Sorry, it was a setback, not a smackdown.
Justice Antonin Scalia wrote a concurring opinion noting that the Constitution specifically allows recess appointment to positions vacated during a recess and defining the recess as the break between sessions, not a brief interruption of Senate business. Obama’s National Labor Relations Board appointments met neither standard. Anyone who finds this confusing probably has something up his sleeve.
In finding the appointments unconstitutional, the court’s Liberals didn’t warn Obama not to try it again so much as counsel him that he might have gotten away with it if only he hadn’t been so eager.
The Liberals ruled that “a recess of more than 3 days but less than 10 days is presumptively too short” to meet the requirements of the Recess Appointments Clause. Translation: Have Harry Reid keep the Senate in recess for ten days and wave through any appointees who are too politically radioactive to be confirmed.

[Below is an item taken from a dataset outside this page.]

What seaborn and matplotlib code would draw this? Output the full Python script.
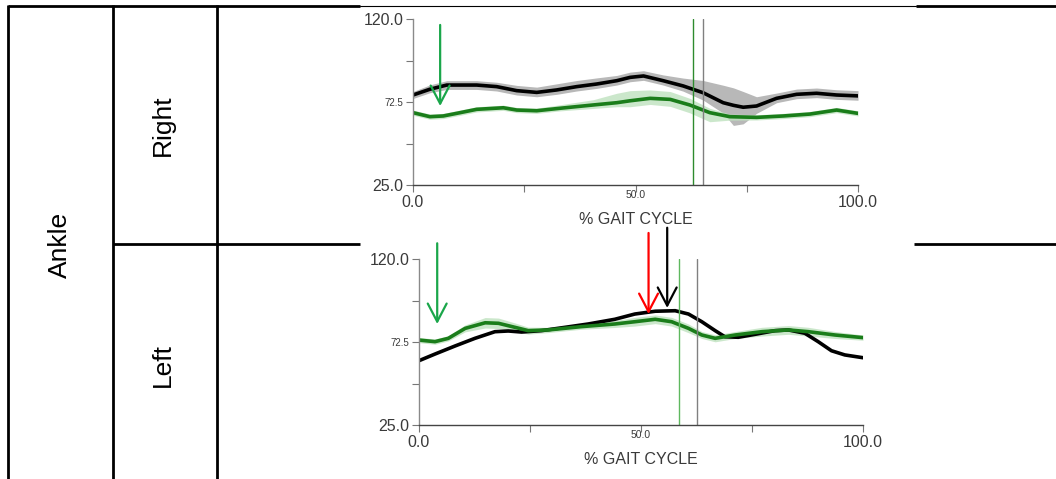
import numpy as np
import pandas as pd
import matplotlib
matplotlib.use("Agg")
import matplotlib.pyplot as plt
from matplotlib.lines import Line2D
import seaborn as sns

sns.set_style("white")
plt.rcParams['font.family'] = ['Liberation Sans', 'DejaVu Sans']

# ------------------------------------------
# DATA (% gait cycle vs ankle angle)
# ------------------------------------------
# Right side
r_black_x = [0, 3.8, 7.6, 14.3, 18.8, 23.3, 27.8, 32.3, 36.8, 41.3, 45.8, 48.8, 51.8, 56.2, 60.7, 65.2, 69.7, 72.0, 74.2, 77.2, 81.7, 86.2, 90.7, 95.2, 100]
r_black_y = [76.5, 79.8, 82.2, 82.2, 81.3, 79.0, 78.0, 79.4, 81.3, 82.8, 84.7, 86.6, 87.4, 84.7, 81.7, 77.8, 72.1, 70.6, 69.5, 70.2, 74.6, 76.9, 77.5, 76.5, 76.0]
r_black_up = [2, 2.5, 2.5, 2.5, 2.5, 3, 3, 3.5, 3.5, 3.5, 3, 3, 3, 3.3, 4.5, 7, 10, 10, 9, 5.3, 3, 3, 3, 3, 3]
r_black_lo = [2, 2, 2.5, 2.5, 2.5, 2.5, 2.5, 2.5, 2.5, 2.5, 2.5, 2.5, 2.5, 2.5, 3, 4.2, 6, 11.5, 9.5, 4.2, 2.5, 2.5, 2.5, 2.5, 2.5]

r_green_x = [0, 3.8, 6.8, 10.6, 14.3, 20.3, 23.3, 27.8, 33.0, 40.5, 45.8, 48.8, 53.3, 57.8, 62.2, 66.7, 71.2, 77.2, 83.2, 89.2, 95.2, 100]
r_green_y = [66.4, 64.1, 64.5, 66.4, 68.3, 69.2, 67.9, 67.5, 68.9, 70.8, 72.1, 73.2, 74.6, 74.0, 70.8, 66.4, 64.1, 63.7, 64.5, 65.6, 67.9, 66.0]
r_green_up = [1.5, 1.5, 1.5, 1.5, 1.5, 1.5, 1.5, 1.5, 2, 3, 5.4, 5.8, 4.8, 4.5, 3.8, 2.5, 1.5, 1.5, 1.5, 1.5, 1.5, 1.5]
r_green_lo = [1.5, 1.5, 1.5, 1.5, 1.5, 1.5, 1.5, 1.5, 1.5, 2, 2.3, 3.4, 3.5, 4, 4.5, 5.2, 2, 1.5, 1.5, 1.5, 1.5, 1.5]

# Left side
l_black_x = [0, 3.6, 8.1, 12.6, 17.1, 20.1, 23.1, 27.6, 32.9, 38.1, 44.1, 48.6, 53.2, 57.7, 60.7, 63.7, 66.7, 68.9, 71.9, 75.7, 80.2, 83.2, 86.9, 89.9, 92.9, 95.9, 100]
l_black_y = [61.8, 65.6, 70.2, 74.6, 78.4, 78.8, 78.2, 79.0, 80.9, 82.8, 85.5, 88.5, 90.1, 90.4, 88.5, 84.1, 79.0, 75.5, 75.2, 76.9, 79.0, 79.4, 77.5, 72.7, 67.5, 65.1, 63.5]

l_green_x = [0, 3.6, 6.6, 10.4, 14.9, 17.9, 21.6, 24.6, 29.1, 36.6, 44.1, 48.6, 53.2, 56.9, 60.7, 63.7, 66.7, 71.2, 77.2, 83.2, 87.7, 93.7, 100]
l_green_y = [73.6, 72.7, 74.6, 80.3, 83.5, 83.2, 80.9, 79.0, 79.4, 81.3, 82.8, 84.1, 85.5, 84.1, 80.3, 76.5, 74.6, 76.5, 78.4, 79.4, 78.4, 76.5, 75.0]
l_green_band = [1.5, 1.5, 1.5, 2, 3, 3, 2.5, 2, 1.5, 1.5, 2, 2.5, 2.5, 2.5, 2.5, 2, 2, 2, 2.5, 2.5, 2.5, 2, 1.5]

# event lines (toe-off) and arrows: x, start y, tip y, colour
r_events = [63.0, 65.2]
l_events = [58.6, 62.7]
r_arrows = [(6.1, 116.6, 70.2, '#1aa64a')]
l_arrows = [(4.1, 129.0, 82.8, '#1aa64a'), (51.7, 134.9, 88.5, '#ff0000'), (55.9, 137.9, 92.0, '#000000')]

row_labels = ['Right', 'Left']
joint_label = 'Ankle'

# ------------------------------------------
# FIGURE
# ------------------------------------------
W, H = 1056, 479
fig = plt.figure(figsize=(W / 100, H / 100), dpi=100)


def fx(px):
    return px / W


def fy(py):
    return 1 - py / H


# table grid
thick = dict(color='black', lw=2.0, solid_capstyle='butt')
fig.add_artist(Line2D([fx(8), fx(360)], [fy(6), fy(6)], **thick))
fig.add_artist(Line2D([fx(360), fx(916)], [fy(6), fy(6)], color='black', lw=0.8))
fig.add_artist(Line2D([fx(916), fx(1056)], [fy(6), fy(6)], **thick))
fig.add_artist(Line2D([fx(8), fx(8)], [fy(5), fy(479)], **thick))
fig.add_artist(Line2D([fx(113), fx(113)], [fy(5), fy(479)], **thick))
fig.add_artist(Line2D([fx(217), fx(217)], [fy(5), fy(479)], **thick))
fig.add_artist(Line2D([fx(113), fx(360)], [fy(244), fy(244)], **thick))
fig.add_artist(Line2D([fx(914), fx(1056)], [fy(244), fy(244)], **thick))

fig.text(fx(60), fy(245), joint_label, rotation=90, ha='center', va='center', fontsize=19, color='black')
fig.text(fx(163), fy(125), row_labels[0], rotation=90, ha='center', va='center', fontsize=19, color='black')
fig.text(fx(163), fy(365), row_labels[1], rotation=90, ha='center', va='center', fontsize=19, color='black')

ax_r = fig.add_axes([fx(413), fy(185), fx(445), 166 / H])
ax_l = fig.add_axes([fx(419), fy(425), fx(444), 166 / H])

GREEN = '#1a7d1a'
txt = '#3a3a3a'


def style_axes(ax):
    ax.set_xlim(0, 100)
    ax.set_ylim(25, 120)
    ax.set_facecolor('none')
    for s in ['top', 'right']:
        ax.spines[s].set_visible(False)
    ax.spines['left'].set_color('#8a8a8a')
    ax.spines['bottom'].set_color('#444444')
    ax.spines['left'].set_linewidth(1.0)
    ax.spines['bottom'].set_linewidth(1.0)
    ax.set_yticks([25, 48.75, 72.5, 96.25, 120])
    ax.set_yticklabels(['25.0', '', '72.5', '', '120.0'])
    ax.set_xticks([0, 25, 50, 75, 100])
    ax.set_xticklabels(['0.0', '', '', '', '100.0'])
    ax.tick_params(axis='both', direction='out', length=5, width=0.8,
                   bottom=True, left=True,
                   colors='#777777', labelcolor=txt, labelsize=11.5, pad=2)
    for lab in ax.get_yticklabels():
        if lab.get_text() == '72.5':
            lab.set_fontsize(7)
    ax.text(50, -0.03, '50.0', transform=ax.get_xaxis_transform(),
            ha='center', va='top', fontsize=7.5, color=txt)
    ax.set_xlabel('% GAIT CYCLE', fontsize=11.5, color=txt, labelpad=2)
    ax.set_ylabel('')


def draw_arrows(ax, arrows):
    for x, y0, y1, c in arrows:
        ax.annotate('', xy=(x, y1), xytext=(x, y0), annotation_clip=False,
                    arrowprops=dict(arrowstyle='->,head_length=0.65,head_width=0.34',
                                    color=c, lw=1.6, mutation_scale=20,
                                    shrinkA=0, shrinkB=0))


# Right
bx = np.array(r_black_x)
by = np.array(r_black_y)
ax_r.fill_between(bx, by + np.array(r_black_up), by - np.array(r_black_lo), color='#b8b8b8', lw=0)
gx = np.array(r_green_x)
gy = np.array(r_green_y)
ax_r.fill_between(gx, gy + np.array(r_green_up), gy - np.array(r_green_lo), color='#bfe2bf', alpha=0.8, lw=0)
sns.lineplot(x=r_black_x, y=r_black_y, ax=ax_r, color='black', lw=2.6)
sns.lineplot(x=r_green_x, y=r_green_y, ax=ax_r, color=GREEN, lw=2.6)
ax_r.axvline(r_events[0], color='#2e8b2e', lw=1.0)
ax_r.axvline(r_events[1], color='#808080', lw=1.0)
style_axes(ax_r)
draw_arrows(ax_r, r_arrows)

# Left
gx = np.array(l_green_x)
gy = np.array(l_green_y)
gb = np.array(l_green_band)
ax_l.fill_between(gx, gy + gb, gy - gb, color='#bfe2bf', alpha=0.8, lw=0)
sns.lineplot(x=l_black_x, y=l_black_y, ax=ax_l, color='black', lw=2.6)
sns.lineplot(x=l_green_x, y=l_green_y, ax=ax_l, color=GREEN, lw=2.6)
ax_l.axvline(l_events[0], color='#5fb85f', lw=1.0)
ax_l.axvline(l_events[1], color='#808080', lw=1.0)
style_axes(ax_l)
draw_arrows(ax_l, l_arrows)

fig.savefig('out.png', dpi=100)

Scalia wrote that the court’s majority “replaces the Constitution’s text with a new set of judge-made rules” that may or may not reduce recess appointments but will “have the effect of aggrandizing the Presidency beyond its constitutional bounds and undermining respect for the separation of powers.”
There are two and a half years left for Obama to hone his lawbreaking skills, and we don’t know what will follow him. By way of undoing a couple of years of bad practice last Thursday, the court may have opened the door to—in Scalia’s word—“unimagined” abuses later on.